§ Required task
Find every line in the records below that holds the word "diagram", and copy each one.

§ Records shown

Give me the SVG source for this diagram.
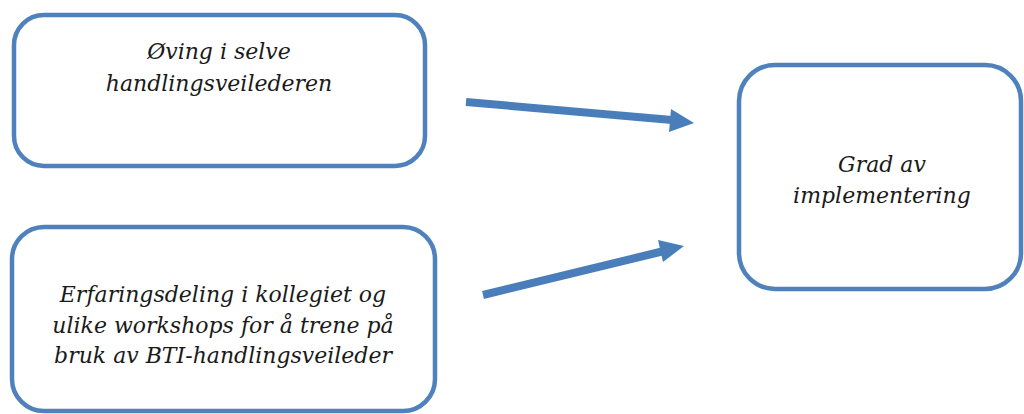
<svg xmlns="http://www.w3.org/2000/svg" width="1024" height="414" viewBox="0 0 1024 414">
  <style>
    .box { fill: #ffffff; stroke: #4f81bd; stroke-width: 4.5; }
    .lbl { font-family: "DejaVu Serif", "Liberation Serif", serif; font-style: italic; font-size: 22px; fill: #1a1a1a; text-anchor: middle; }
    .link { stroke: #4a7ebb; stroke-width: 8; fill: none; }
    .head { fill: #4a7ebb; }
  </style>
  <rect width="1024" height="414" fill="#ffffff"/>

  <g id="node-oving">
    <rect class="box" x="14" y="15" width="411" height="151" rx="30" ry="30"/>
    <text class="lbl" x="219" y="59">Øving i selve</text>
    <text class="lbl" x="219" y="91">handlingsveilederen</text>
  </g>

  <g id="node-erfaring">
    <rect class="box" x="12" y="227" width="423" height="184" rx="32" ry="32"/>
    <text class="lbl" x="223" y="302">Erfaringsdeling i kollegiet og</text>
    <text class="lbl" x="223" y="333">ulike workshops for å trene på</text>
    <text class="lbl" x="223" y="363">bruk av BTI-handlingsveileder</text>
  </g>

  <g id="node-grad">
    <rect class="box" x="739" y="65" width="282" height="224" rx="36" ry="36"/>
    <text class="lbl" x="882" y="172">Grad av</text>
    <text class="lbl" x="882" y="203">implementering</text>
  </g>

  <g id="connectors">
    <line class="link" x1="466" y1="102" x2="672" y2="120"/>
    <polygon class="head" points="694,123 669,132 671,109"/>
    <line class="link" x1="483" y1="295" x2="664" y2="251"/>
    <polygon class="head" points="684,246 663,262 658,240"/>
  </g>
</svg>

---

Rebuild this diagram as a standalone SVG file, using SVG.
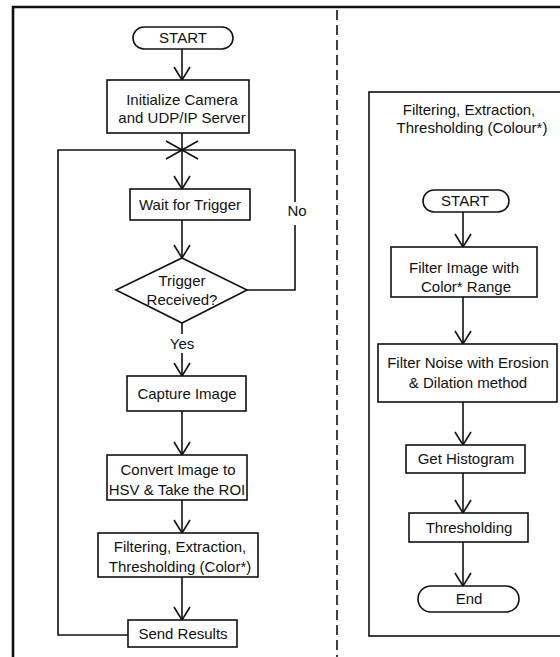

§ Result of the task
Give me the SVG source for this diagram.
Rebuild this diagram as a standalone SVG file, using SVG.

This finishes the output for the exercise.